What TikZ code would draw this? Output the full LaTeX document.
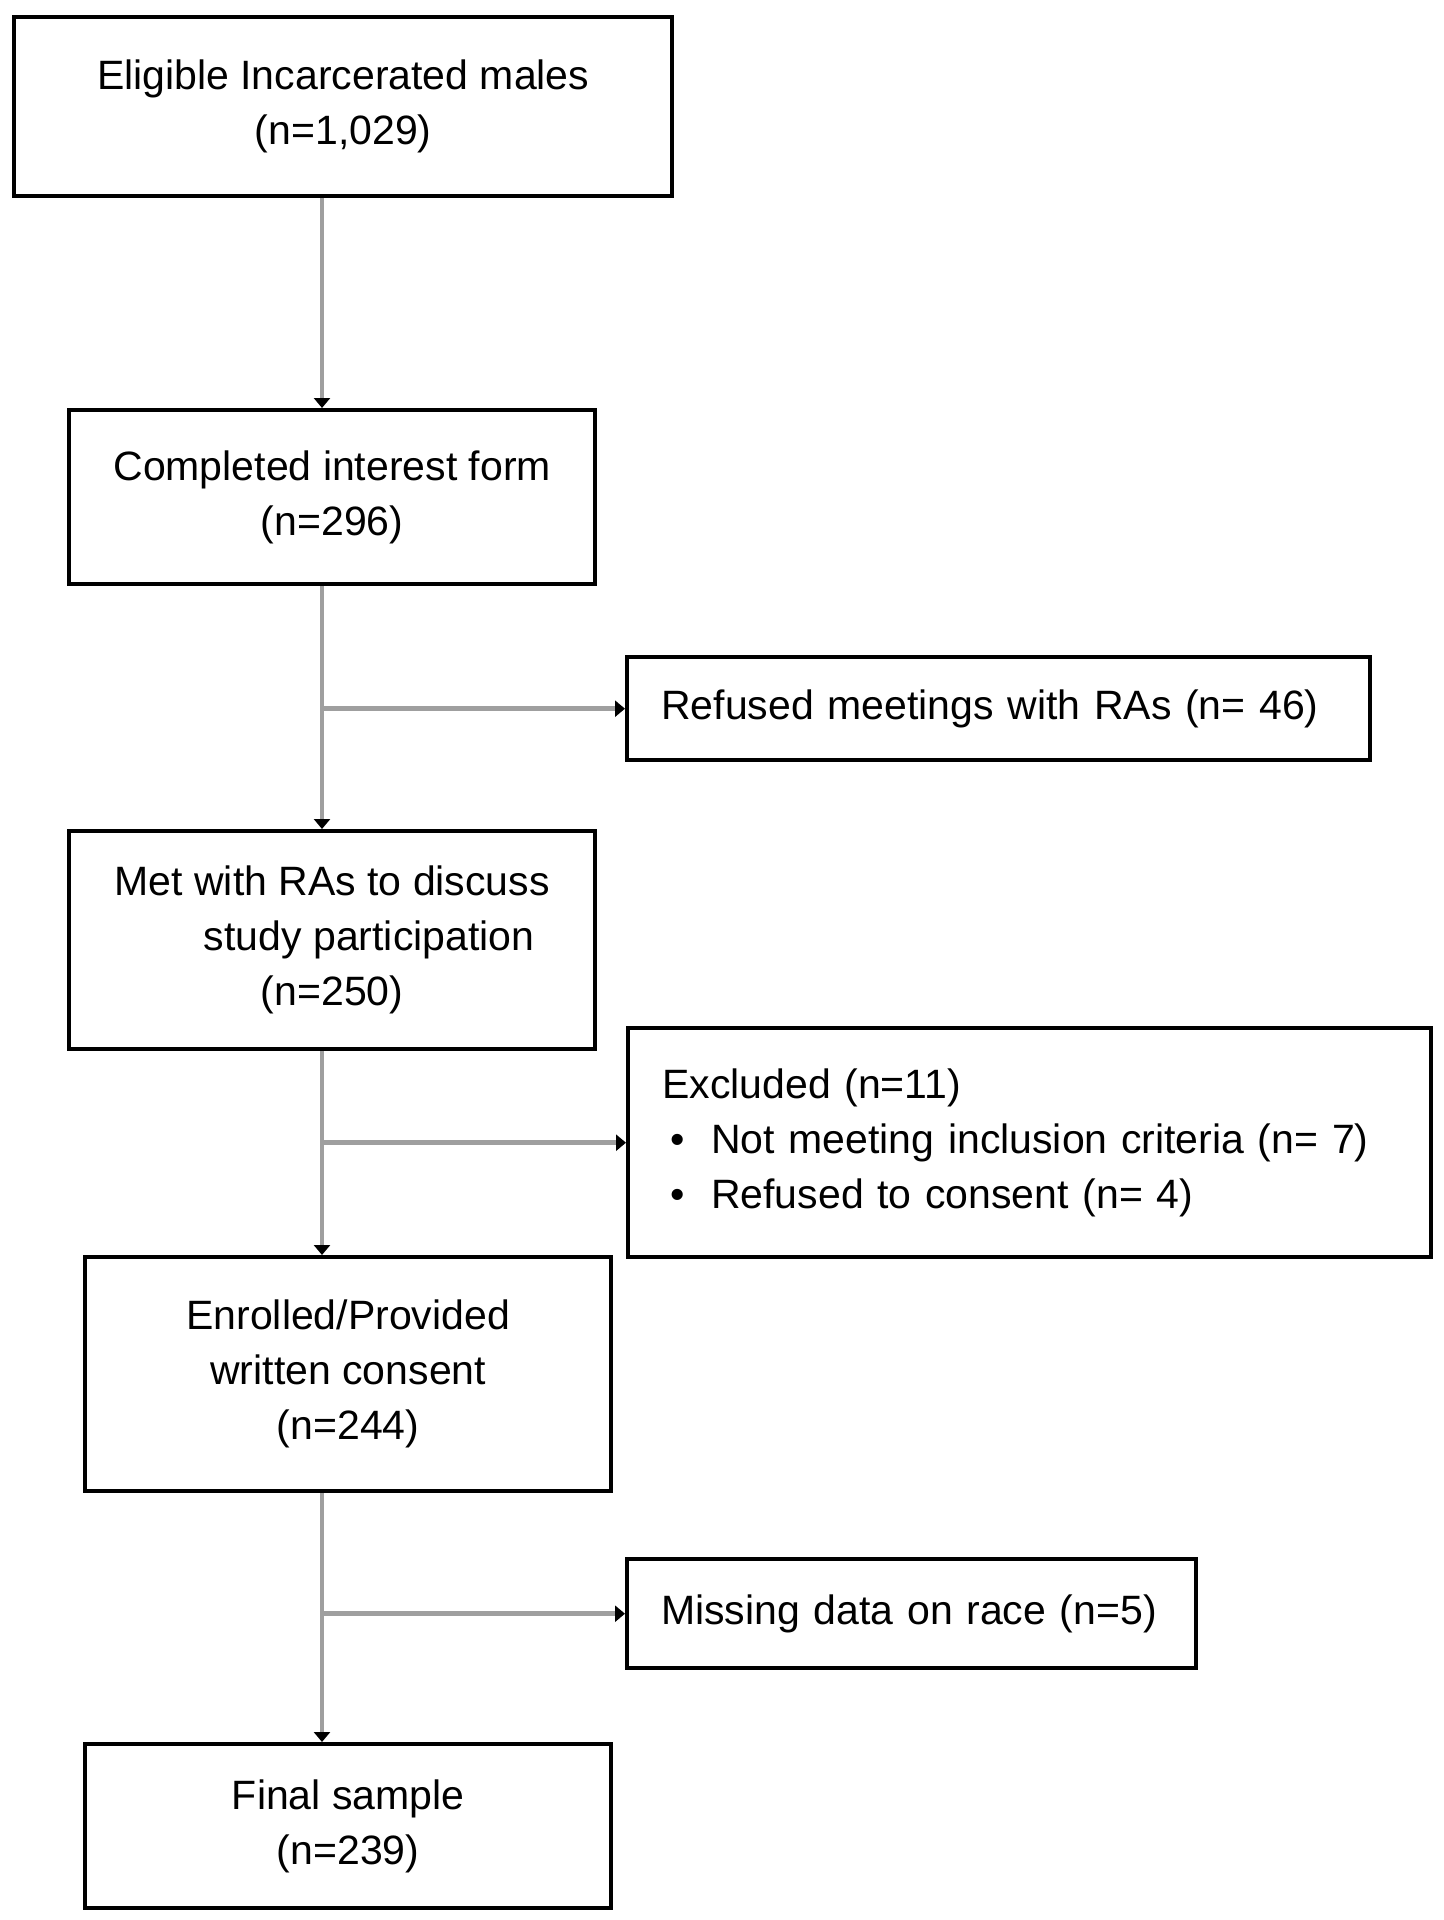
\documentclass[tikz,border=0pt]{standalone}
\usepackage{fontspec}
\setmainfont{Liberation Sans}
\usetikzlibrary{arrows.meta,calc}
\tikzset{
  box/.style={draw=black, line width=2.2pt, fill=white, anchor=north west, align=center,
    font=\fontsize{20.5pt}{27.5pt}\selectfont, inner sep=0pt},
  sidebox/.style={box, align=left, inner xsep=17pt},
  conn/.style={draw=gray!75, line width=2.4pt,
    -{Triangle[length=5pt,width=8pt,color=black]}},
}
\begin{document}
\begin{tikzpicture}[x=0.5pt,y=-0.5pt]
\useasboundingbox (0,0) rectangle (1444,1920);
\node[box, minimum width=329pt, minimum height=89.5pt] (b1) at (12,15)
  {Eligible Incarcerated males\\(n=1,029)};
\node[box, minimum width=263pt, minimum height=87pt] (b2) at (67,408)
  {Completed interest form\\(n=296)};
\node[sidebox, text width=337.5pt, minimum height=51.5pt] (r1) at (625,655)
  {Refused meetings with RAs (n= 46)};
\node[box, minimum width=263pt, minimum height=109pt] (b3) at (67,829)
  {Met with RAs to discuss\\\hspace*{37pt}study participation\\(n=250)};
\node[sidebox, text width=367.5pt, minimum height=114.5pt] (r2) at (626,1026)
  {Excluded (n=11)\\
   \hspace*{4pt}\makebox[20.5pt][l]{•}Not meeting inclusion criteria (n= 7)\\
   \hspace*{4pt}\makebox[20.5pt][l]{•}Refused to consent (n= 4)};
\node[box, minimum width=263pt, minimum height=117pt] (b4) at (83,1255)
  {Enrolled/Provided\\written consent\\(n=244)};
\node[sidebox, text width=250.5pt, minimum height=54.5pt] (r3) at (625,1557)
  {Missing data on race (n=5)};
\node[box, minimum width=263pt, minimum height=82pt] (b5) at (83,1742)
  {Final sample\\(n=239)};
\coordinate (s) at (322,0);
\draw[conn] (b1.south -| s) -- (b2.north -| s);
\draw[conn] (b2.south -| s) -- (b3.north -| s);
\draw[conn] (b3.south -| s) -- (b4.north -| s);
\draw[conn] (b4.south -| s) -- (b5.north -| s);
\draw[conn] (s |- r1.west) -- (r1.west);
\draw[conn] (s |- r2.west) -- (r2.west);
\draw[conn] (s |- r3.west) -- (r3.west);
\end{tikzpicture}
\end{document}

################

▸ **Stated exercise**: The data should be printed again unchanged; leave its pictures out.

▸ **Complete response**:
What TikZ code would draw this? Output the full LaTeX document.
\documentclass[tikz,border=0pt]{standalone}
\usepackage{fontspec}
\setmainfont{Liberation Sans}
\usetikzlibrary{arrows.meta,calc}
\tikzset{
  box/.style={draw=black, line width=2.2pt, fill=white, anchor=north west, align=center,
    font=\fontsize{20.5pt}{27.5pt}\selectfont, inner sep=0pt},
  sidebox/.style={box, align=left, inner xsep=17pt},
  conn/.style={draw=gray!75, line width=2.4pt,
    -{Triangle[length=5pt,width=8pt,color=black]}},
}
\begin{document}
\begin{tikzpicture}[x=0.5pt,y=-0.5pt]
\useasboundingbox (0,0) rectangle (1444,1920);
\node[box, minimum width=329pt, minimum height=89.5pt] (b1) at (12,15)
  {Eligible Incarcerated males\\(n=1,029)};
\node[box, minimum width=263pt, minimum height=87pt] (b2) at (67,408)
  {Completed interest form\\(n=296)};
\node[sidebox, text width=337.5pt, minimum height=51.5pt] (r1) at (625,655)
  {Refused meetings with RAs (n= 46)};
\node[box, minimum width=263pt, minimum height=109pt] (b3) at (67,829)
  {Met with RAs to discuss\\\hspace*{37pt}study participation\\(n=250)};
\node[sidebox, text width=367.5pt, minimum height=114.5pt] (r2) at (626,1026)
  {Excluded (n=11)\\
   \hspace*{4pt}\makebox[20.5pt][l]{•}Not meeting inclusion criteria (n= 7)\\
   \hspace*{4pt}\makebox[20.5pt][l]{•}Refused to consent (n= 4)};
\node[box, minimum width=263pt, minimum height=117pt] (b4) at (83,1255)
  {Enrolled/Provided\\written consent\\(n=244)};
\node[sidebox, text width=250.5pt, minimum height=54.5pt] (r3) at (625,1557)
  {Missing data on race (n=5)};
\node[box, minimum width=263pt, minimum height=82pt] (b5) at (83,1742)
  {Final sample\\(n=239)};
\coordinate (s) at (322,0);
\draw[conn] (b1.south -| s) -- (b2.north -| s);
\draw[conn] (b2.south -| s) -- (b3.north -| s);
\draw[conn] (b3.south -| s) -- (b4.north -| s);
\draw[conn] (b4.south -| s) -- (b5.north -| s);
\draw[conn] (s |- r1.west) -- (r1.west);
\draw[conn] (s |- r2.west) -- (r2.west);
\draw[conn] (s |- r3.west) -- (r3.west);
\end{tikzpicture}
\end{document}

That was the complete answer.